By Leah Gunn Barrett

The NY SAFE Act, the gun safety law passed in the aftermath of the massacre in Newtown, Conn., was supported by a bipartisan State Legislature and signed by Gov. Andrew M. Cuomo on Jan. 15, 2013, and is supported by a wide majority of New Yorkers. The law respects the right to bear arms and the interest of legal owners who use their guns appropriately.

U.S. Supreme Court Justice Antonin Scalia affirmed in the 2008 Heller decision that the Second Amendment allows reasonable regulation of dangerous and unusual weapons. The muskets of the 18th century and other single-shot weapons have little in common with the military-style assault weapons and high-capacity magazines today. U.S. District Judge William Skretny of Buffalo agreed in his Dec. 31 ruling, noting the SAFE Act’s regulation of assault weapons and high-capacity magazines is constitutional and protects public safety.

The stronger ban on assault weapons and high-capacity magazines will keep weapons like the Bushmaster assault rifle used in Newtown out of New York communities. Adam Lanza used four 30-round magazines to kill 20 children and six educators. If he had been limited to 10-round magazines, he would not have been able to kill so many people so quickly.

The SAFE Act protects public safety by requiring criminal background checks on all gun and ammunition sales, keeping guns out of the wrong hands. From 1994 to 2009, the federal background check system has kept nearly 2 million criminals and other dangerous people from buying guns. Responsible gun owners are not against keeping guns out of the wrong hands.

The SAFE Act protects public safety by requiring pistol licenses and assault rifle registrations to be recertified every five years, just as New Yorkers must renew their driver’s licenses.

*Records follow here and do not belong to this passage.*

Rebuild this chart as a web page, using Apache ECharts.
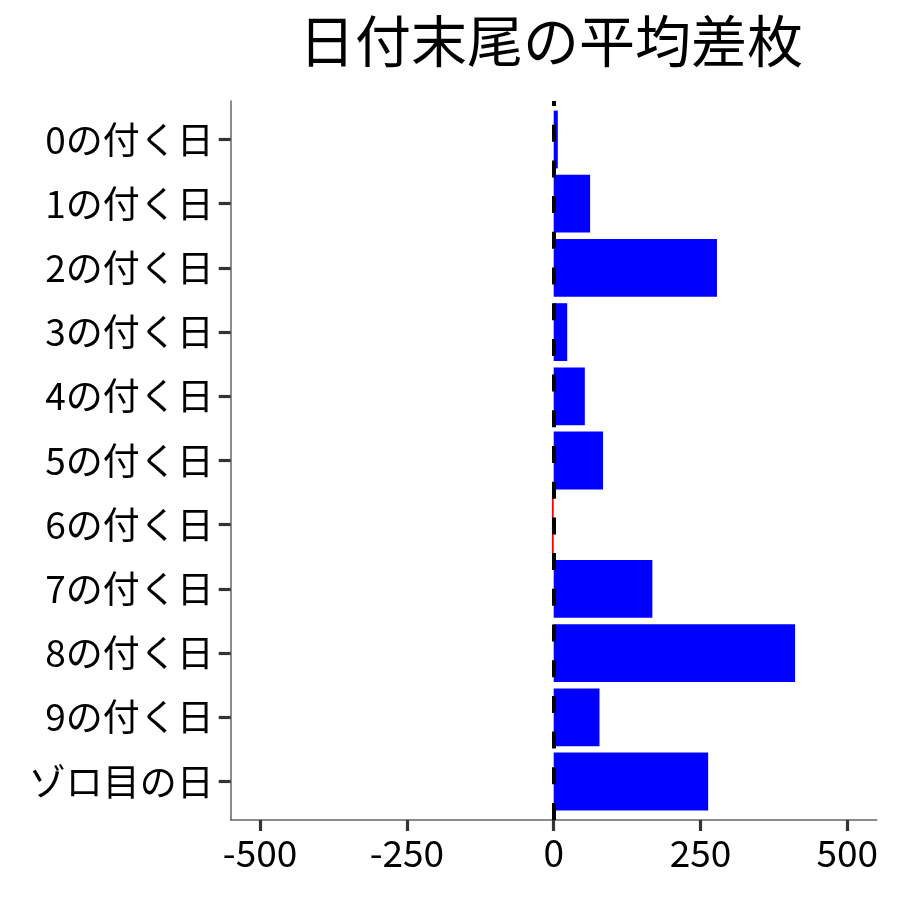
<!DOCTYPE html>
<html><head><meta charset="utf-8">
<script src="https://cdn.jsdelivr.net/npm/echarts@6/dist/echarts.min.js"></script>
<style>html,body{margin:0;padding:0;background:#fff}#c{width:900px;height:900px}</style>
</head><body><div id="c"></div>
<script>
const titleText = '日付末尾の平均差枚';
const categories = ['0の付く日','1の付く日','2の付く日','3の付く日','4の付く日','5の付く日','6の付く日','7の付く日','8の付く日','9の付く日','ゾロ目の日'];
const values = [7, 62, 278, 23, 53, 84, -3, 168, 411, 78, 263];
const xTicks = [-500, -250, 0, 250, 500];

const FONT = '"Noto Sans CJK JP", "Noto Sans", sans-serif';
const chart = echarts.init(document.getElementById('c'), null, {renderer: 'canvas'});
chart.setOption({
  animation: false,
  backgroundColor: '#ffffff',
  title: {
    text: titleText, left: 546, top: 8, textAlign: 'center',
    textStyle: {fontFamily: FONT, fontSize: 56, fontWeight: 'normal', color: '#000'}
  },
  grid: [
    {left: 230.7, width: 646, top: 107.4, height: 706.2},
    {left: 230.7, width: 646, top: 101, height: 719}
  ],
  xAxis: [
    {gridIndex: 0, type: 'value', min: -550, max: 550, show: false, axisLine: {onZero: false}},
    {gridIndex: 1, type: 'value', min: -550, max: 550,
     splitLine: {show: false},
     axisLine: {show: true, onZero: false, lineStyle: {color: '#666', width: 1.5}},
     axisTick: {show: true, customValues: xTicks, length: 11, lineStyle: {color: '#333', width: 3.2}},
     axisLabel: {customValues: xTicks, fontFamily: FONT, fontSize: 37, color: '#000', margin: 14}}
  ],
  yAxis: [
    {gridIndex: 0, type: 'category', data: categories, inverse: true,
     axisLine: {show: false, onZero: false},
     axisTick: {show: true, length: 12, alignWithLabel: true, lineStyle: {color: '#333', width: 3.2}},
     axisLabel: {fontFamily: FONT, fontSize: 37, color: '#000', margin: 17}},
    {gridIndex: 1, type: 'value', min: -0.6, max: 10.6,
     splitLine: {show: false}, axisTick: {show: false}, axisLabel: {show: false},
     axisLine: {show: true, onZero: false, lineStyle: {color: '#666', width: 1.5}}}
  ],
  series: [
    {type: 'bar', xAxisIndex: 0, yAxisIndex: 0, data: values, barWidth: '90%',
     itemStyle: {color: p => p.value < 0 ? '#ff0000' : '#0000ff'}, z: 2},
    {type: 'line', xAxisIndex: 1, yAxisIndex: 1, data: [], z: 5,
     markLine: {silent: true, symbol: 'none', label: {show: false},
       lineStyle: {color: '#000', width: 4, type: [17, 18.7]},
       data: [{xAxis: 0}]}}
  ]
});
</script></body></html>
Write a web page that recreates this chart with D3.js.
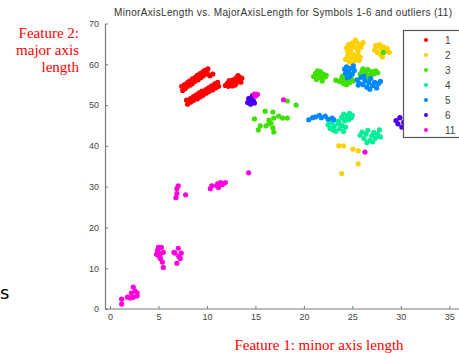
<!DOCTYPE html>
<html>
<head>
<meta charset="utf-8">
<script src="https://cdn.jsdelivr.net/npm/d3@7"></script>
<style>
  body { margin: 0; background: #fff; }
  svg { display: block; }
</style>
</head>
<body>
<div id="chart"></div>
<script>
// symbols shown in the legend
const symbols = ["1", "2", "3", "4", "5", "6", "11"];
const colors = ["#ff0000", "#ffd000", "#3fe000", "#00ee99", "#0088ff", "#4a00ee", "#ff00dd"];
const xTicks = [0, 5, 10, 15, 20, 25, 30, 35];
const yTicks = [0, 10, 20, 30, 40, 50, 60, 70];

// [minor axis, major axis] per symbol
const sym1 = [
  [7.4,54.6],[7.5,53.6],[7.7,55.0],[7.75,54.0],[8.0,55.5],[7.95,54.5],[8.2,55.9],[8.3,54.9],
  [8.5,56.4],[8.5,55.3],[8.8,56.8],[8.75,55.8],[9.0,57.3],[9.1,56.2],[9.3,57.7],[9.35,56.7],
  [9.6,58.2],[9.6,57.1],[9.8,58.5],[9.9,57.6],[10.1,58.9],[10.0,58.0],[7.6,54.3],[8.1,55.1],
  [8.6,55.9],[9.2,56.9],[9.7,57.8],[10.6,57.6],[10.3,57.2],
  [7.9,51.2],[8.0,50.2],[8.3,51.6],[8.3,50.7],[8.6,52.1],[8.6,51.1],[8.9,52.5],[9.0,51.5],
  [9.2,53.0],[9.3,52.0],[9.5,53.4],[9.6,52.4],[9.9,53.8],[9.9,52.9],[10.2,54.3],[10.2,53.3],
  [10.5,54.7],[10.6,53.7],[10.8,55.2],[10.9,54.2],[11.1,55.6],[11.2,54.6],[8.1,50.7],[8.8,51.8],
  [9.4,52.7],[10.0,53.5],[10.7,54.3],
  [11.9,54.8],[12.1,55.3],[12.2,54.6],[12.4,55.8],[12.5,55.1],[12.7,56.2],[12.8,55.5],[12.9,54.9],
  [13.0,56.6],[13.1,55.9],[13.3,56.9],[13.4,56.2],[13.6,56.6],[13.5,55.6],[12.3,56.0],[12.6,54.7],
  [13.2,57.2],[13.0,55.2]
];
const sym2 = [
  [24.4,64.0],[24.6,64.8],[24.8,63.5],[25.0,65.2],[25.2,64.3],[25.4,65.6],[25.5,63.8],[25.7,64.9],
  [25.9,64.2],[26.1,65.3],[24.9,64.5],[25.6,63.3],[25.3,65.9],[24.5,63.3],
  [24.3,61.2],[24.5,62.0],[24.7,60.6],[24.9,61.6],[25.1,62.5],[25.3,60.9],[25.4,61.8],[25.6,62.3],
  [25.7,61.0],[24.6,62.7],[25.0,60.3],[25.8,61.7],
  [27.3,63.5],[27.5,64.3],[27.6,62.9],[27.8,64.8],[28.0,63.8],[28.2,64.3],[28.4,63.2],[28.6,63.9],
  [27.9,62.4],[28.1,61.8],[27.4,64.6],[28.8,62.9],
  [23.6,40.0],[24.1,40.0],[25.05,39.2],[25.6,38.8],[25.6,35.6],[23.9,33.2]
];
const sym3 = [
  [16.0,48.5],[16.8,48.3],[14.9,46.6],[16.4,46.3],[16.9,46.8],[17.4,47.3],[15.5,44.9],[15.3,43.9],
  [16.1,44.9],[16.6,45.6],[16.8,44.4],[16.9,43.4],[16.4,45.4],[18.3,51.0],[19.2,50.0],[17.8,46.8],
  [18.3,46.8],
  [21.0,57.0],[21.2,57.8],[21.3,56.3],[21.5,57.4],[21.7,58.2],[21.8,56.6],[22.0,57.6],[22.2,56.9],
  [21.4,58.4],[21.9,55.9],[22.3,57.3],
  [23.3,56.1],[23.7,55.8],[23.9,56.6],[24.1,55.3],[24.3,56.1],[24.5,56.9],[24.7,55.5],[24.9,56.4],
  [25.1,55.9],[24.4,55.0],[24.0,57.1],
  [25.8,57.6],[26.0,58.4],[26.2,57.0],[26.4,58.0],[26.6,58.7],[26.8,57.3],[27.0,58.2],[27.2,57.6],
  [27.4,58.4],[27.6,57.9],[26.5,56.7],[26.1,58.9],[28.2,62.9]
];
const sym4 = [
  [23.9,47.0],[24.1,47.8],[24.3,46.5],[24.5,47.4],[24.7,48.0],[24.9,46.9],[24.2,46.2],[24.6,46.4],
  [25.0,47.5],
  [22.5,45.2],[22.7,44.3],[22.9,45.8],[23.1,44.8],[23.3,43.6],[23.5,45.4],[23.7,44.2],[23.9,45.0],
  [24.1,43.5],[24.3,44.6],[23.0,43.9],[23.6,46.0],
  [25.8,42.6],[26.0,43.4],[26.2,41.8],[26.4,42.9],[26.6,43.8],[26.8,41.3],[27.0,42.4],[27.2,43.3],
  [27.4,41.9],[27.6,42.8],[27.8,43.9],[26.5,40.8],[27.1,41.0],[27.9,42.2]
];
const sym5 = [
  [24.2,58.8],[24.4,59.4],[24.6,58.2],[24.8,59.0],[25.0,57.6],[25.2,58.5],[24.3,57.8],[24.7,57.0],
  [25.1,59.6],[24.5,56.7],
  [25.5,56.2],[25.7,55.4],[25.9,56.8],[26.1,55.0],[26.3,56.0],[26.5,54.4],[26.7,55.5],[26.9,56.5],
  [27.1,54.8],[27.3,55.6],[27.5,54.2],[27.7,55.3],[26.2,57.1],[25.6,54.9],[26.8,53.9],[27.9,55.8],
  [20.5,46.4],[20.9,46.9],[21.2,47.1],[21.6,47.5],[21.8,46.9],[22.2,47.3],[22.5,46.5],[22.9,46.8],
  [23.1,46.4]
];
const sym6 = [
  [14.2,50.6],[14.4,51.2],[14.5,50.2],[14.6,51.8],[14.8,51.0],[14.9,50.5],[14.3,51.6],[14.7,52.3],
  [29.5,46.2],[29.7,45.4],[29.9,46.9],[30.1,44.6],[30.3,45.8],[30.5,47.2],[30.6,44.8],[30.9,46.0],
  [31.2,45.2]
];
const sym11 = [
  [14.9,52.7],[15.0,52.2],[15.2,52.6],[17.9,51.3],[14.3,33.4],[26.3,38.5],
  [7.04,30.2],[6.9,29.5],[6.9,28.3],[6.8,27.3],[7.8,28.0],
  [10.35,29.5],[10.5,30.2],[11.1,30.7],[11.4,31.0],[11.6,30.5],[11.9,31.0],[11.2,29.8],[11.0,30.2],
  [5.0,15.1],[5.3,15.1],[4.9,14.4],[4.8,13.4],[5.1,12.9],[5.2,12.4],[5.4,11.5],[5.5,10.2],
  [5.5,13.9],[5.2,13.6],
  [7.04,14.9],[6.7,13.7],[7.35,13.7],[7.1,12.9],[7.25,12.4],[6.9,11.2],[6.6,13.9],
  [1.2,1.2],[1.2,2.4],[1.8,2.9],[2.2,3.9],[2.4,5.4],[2.6,4.4],[2.8,3.9],[2.4,2.9],[2.8,3.2],[2.1,2.7]
];
const series = [sym1, sym2, sym3, sym4, sym5, sym6, sym11];

const width = 459, height = 353;
const svg = d3.select("#chart").append("svg")
  .attr("width", width)
  .attr("height", height);

// scales: 0 sits at x=110, 35 at x=449; y 0 at 309, 70 at 23.5
const x = d3.scaleLinear().domain([0, 35]).range([110, 449.3]);
const y = d3.scaleLinear().domain([0, 70]).range([309, 23.5]);
const axisGray = "#7a7a7a";

// points
series.forEach((pts, i) => {
  svg.append("g")
    .selectAll("circle")
    .data(pts)
    .enter()
    .append("circle")
    .attr("cx", d => x(d[0]))
    .attr("cy", d => y(d[1]))
    .attr("r", 2.6)
    .attr("fill", colors[i]);
});

// x axis (ticks point inward)
const xAxis = svg.append("g")
  .attr("transform", "translate(0,309)")
  .call(d3.axisBottom(x).tickValues(xTicks).tickSize(-3).tickPadding(5).tickSizeOuter(0));
xAxis.select(".domain").attr("d", `M105,0H${width}`);

// y axis
const yAxis = svg.append("g")
  .attr("transform", "translate(105,0)")
  .call(d3.axisLeft(y).tickValues(yTicks).tickSize(-3).tickPadding(5).tickSizeOuter(0));

[xAxis, yAxis].forEach(g => {
  g.select(".domain").attr("stroke", axisGray).attr("stroke-width", 1.2);
  g.selectAll(".tick line").attr("stroke", axisGray);
  g.selectAll("text")
    .attr("fill", "#444")
    .style("font-family", "Liberation Sans, Arial, sans-serif")
    .style("font-size", "9px");
});
yAxis.selectAll(".tick text").attr("dx", "-1");

// title
svg.append("text")
  .attr("x", 283)
  .attr("y", 16)
  .attr("text-anchor", "middle")
  .attr("fill", "#333")
  .attr("textLength", 338)
  .attr("lengthAdjust", "spacing")
  .style("font-family", "Liberation Sans, Arial, sans-serif")
  .style("font-size", "10px")
  .text("MinorAxisLength vs. MajorAxisLength for Symbols 1-6 and outliers (11)");

// legend
const legend = svg.append("g");
legend.append("rect")
  .attr("x", 403.5)
  .attr("y", 30.5)
  .attr("width", 70)
  .attr("height", 107)
  .attr("fill", "#fff")
  .attr("stroke", "#555")
  .attr("stroke-width", 1.2);
symbols.forEach((s, i) => {
  const ly = 40 + i * 15;
  legend.append("circle")
    .attr("cx", 426)
    .attr("cy", ly)
    .attr("r", 2)
    .attr("fill", colors[i]);
  legend.append("text")
    .attr("x", 445)
    .attr("y", ly + 4)
    .attr("fill", "#444")
    .style("font-family", "Liberation Sans, Arial, sans-serif")
    .style("font-size", "10px")
    .text(s);
});

// red annotation labels
const serif = "Liberation Serif, Times New Roman, serif";
["Feature 2:", "major axis", "length"].forEach((t, i) => {
  svg.append("text")
    .attr("x", 79)
    .attr("y", 38 + i * 17)
    .attr("text-anchor", "end")
    .attr("fill", "#ff0000")
    .style("font-family", serif)
    .style("font-size", "15px")
    .text(t);
});
svg.append("text")
  .attr("x", 319)
  .attr("y", 350)
  .attr("text-anchor", "middle")
  .attr("fill", "#ff0000")
  .style("font-family", serif)
  .style("font-size", "15px")
  .text("Feature 1: minor axis length");

// stray letter at the left edge
svg.append("text")
  .attr("x", 0)
  .attr("y", 299)
  .attr("fill", "#000")
  .style("font-family", "DejaVu Sans, sans-serif")
  .style("font-size", "18px")
  .text("s");
</script>
</body>
</html>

Law enforcement can determine if the licensee has engaged in any activity that would prohibit the individual from continuing to possess a firearm. At the 2009 Binghamton mass shooting, the shooter had a lifetime firearms permit, so law enforcement did not learn of violent behavior that would have disqualified him from having the permit.

Strong gun laws enhance public safety. New York has the fourth-lowest gun death rate in the nation, despite hosting 80 million visitors per year.

But strong federal gun laws are needed to further protect New Yorkers. In 2012, 68 percent of traced crime guns in New York State originated from states with weak gun laws.

Universal background checks and making gun trafficking a felony would help reduce the flow of illegal guns into New York and would protect our citizens from the scourge of gun violence. That’s something all New Yorkers should support.

Leah Gunn Barrett is executive director of New Yorkers Against Gun Violence.